A sustained look at the history of this one high school over the course of the 20th century revises the way we think about the current challenges in our nation’s urban schools and offers a fresh understanding of the policies and solutions that would help provide all American youth with the educational opportunities that they deserve. This work has been supported with fellowships from the University of Pennsylvania, Harvard University’s W.E.B. Du Bois Institute, and the National Academy of Education/ Spencer Foundation. The book is slated for review with the University of Pennsylvania Press this winter.

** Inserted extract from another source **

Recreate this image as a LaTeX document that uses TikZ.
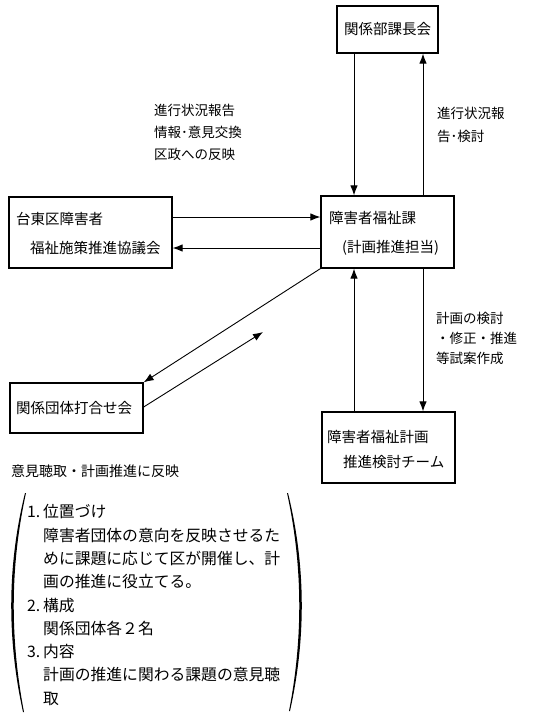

In addition to this work, I was the qualitative researcher with Actionable Intelligence for Social Policy (AISP), a MacArthur-funded initiative at the University of Pennsylvania. AISP aims to improve the quality of education, health and human service agencies’ policies and practices through the use of integrated data systems. In this role, I have published ten case studies of AISP’s ten Network sites and have two book chapters in an upcoming edited volume that highlights the evolution of these systems and the ways that these sites have used these data to advance policies and programs in their jurisdictions.

I have published several articles in academic and popular journals that examine educational reform in urban schools. My recent piece in Dissent, “Philadelphia to Corporate Ed Reformers: No Contract, No Peace,” analyzes the current state of education reform and student dissent when the Philadelphia school board terminated the teachers union contract. I have also published an article, “You Can’t Control Me,” based on a yearlong ethnographic study about the erosion of teacher authority at a struggling urban high school. To expand this work, I am currently writing several pieces based on a two-year ethnographic study I conducted at a public school that was taken over by a privately managed charter organization.

I have combined my research agenda with a strong commitment to teaching at the undergraduate and graduate levels. I have taught courses on race and inequality including coursework in the Urban Studies program, the History Department, and the School of Education at the University of Pennsylvania. As a first generation college student, I work with students to help them take risks in their learning and encourage them to think about solutions to create a more just society. I have received several awards for my teaching including a student-nominated, university-wide Excellence in Teaching award from the University of Pennsylvania.